I have automatic updates through a watchtower fork, so I just leave it alone until it breaks, then I go to the project site to see what changed. This has happened maybe twice in the last couple years.

[–] Appoxo@lemmy.dbzer0.com 1 points 2 days ago (1 children)

Hope you have backups.
Broke my neck a few times (I currently am waiting out the jellyfin patches and stay on 10.10.7 (i think))

[–] shiftymccool@piefed.ca 1 points 1 day ago* (last edited 1 day ago) (1 children)

Easy, reliable backups are key. I've used komodo with automatic updates for over a year and watchtower before that for a couple more. I've only had one issue when Nginx Proxy Manager had a release that deleted all of its own data. Didn't take long to realize that the services were still up and what the problem was. Restored the missing data from Proxmox backups, pinned the Nginx version for a while, then turned auto update on again. I'll stick to this until checking updates is less work than fixing the occasional problem

[–] Appoxo@lemmy.dbzer0.com 1 points 1 day ago

Just a few days ago, my docker host upgraded the docker engine from 28 to 29.
Woke up to 10 notifications from my uptime monitoring that they are offline.

Funny thing is: The external monitor showed they are down. The internal monitor showed no issues.

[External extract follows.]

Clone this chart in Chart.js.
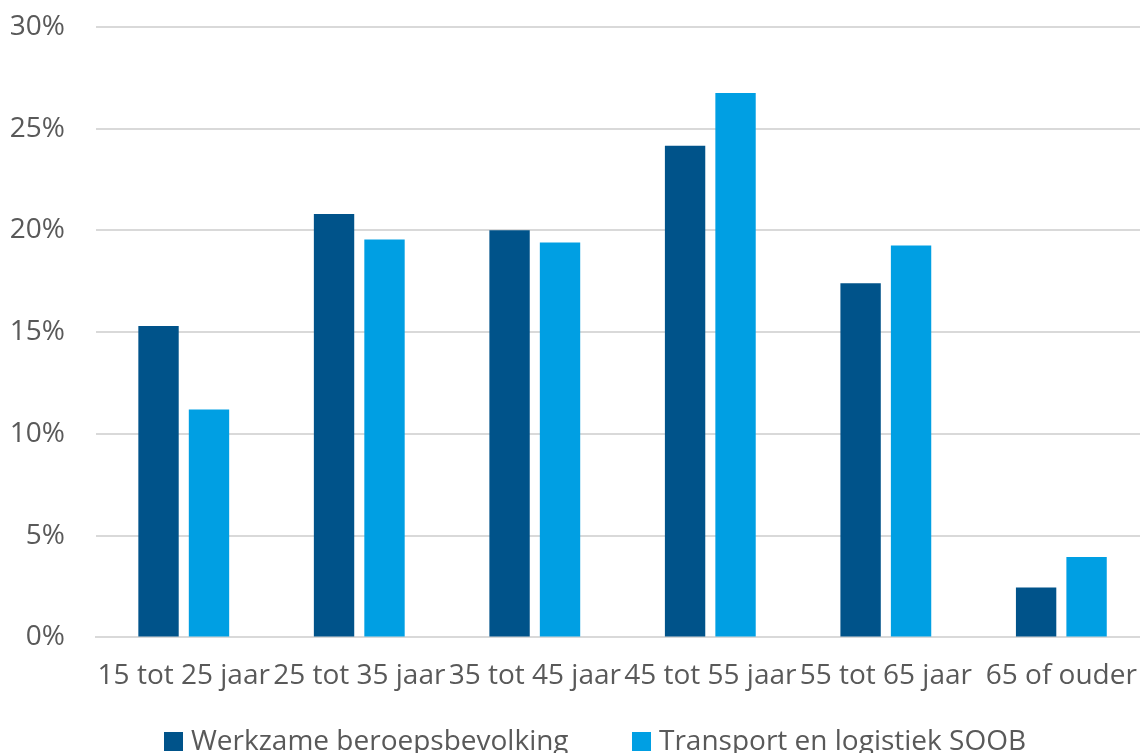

But after I went through with the long procrastinated upgrade from debian 11 to debian 13, migrating the data and doing nothing to the compose files, all services worked without any issue.
I don't know what my old host did or did not but now it works, I guess? Not complaining but the whole routing thing is a bit beyond me

[–] neonrain@piefed.social 2 points 3 days ago

I use a watchtower fork as well to keep some containers updated but I'm curious how others keep on top of docker-compose.yml files that the project updates over time. As an example, I've been using a container for years and noticed today that on the github page they've added a section in the compose file for a health check. I never would've known that was added if I didn't stumble upon it due to another issue.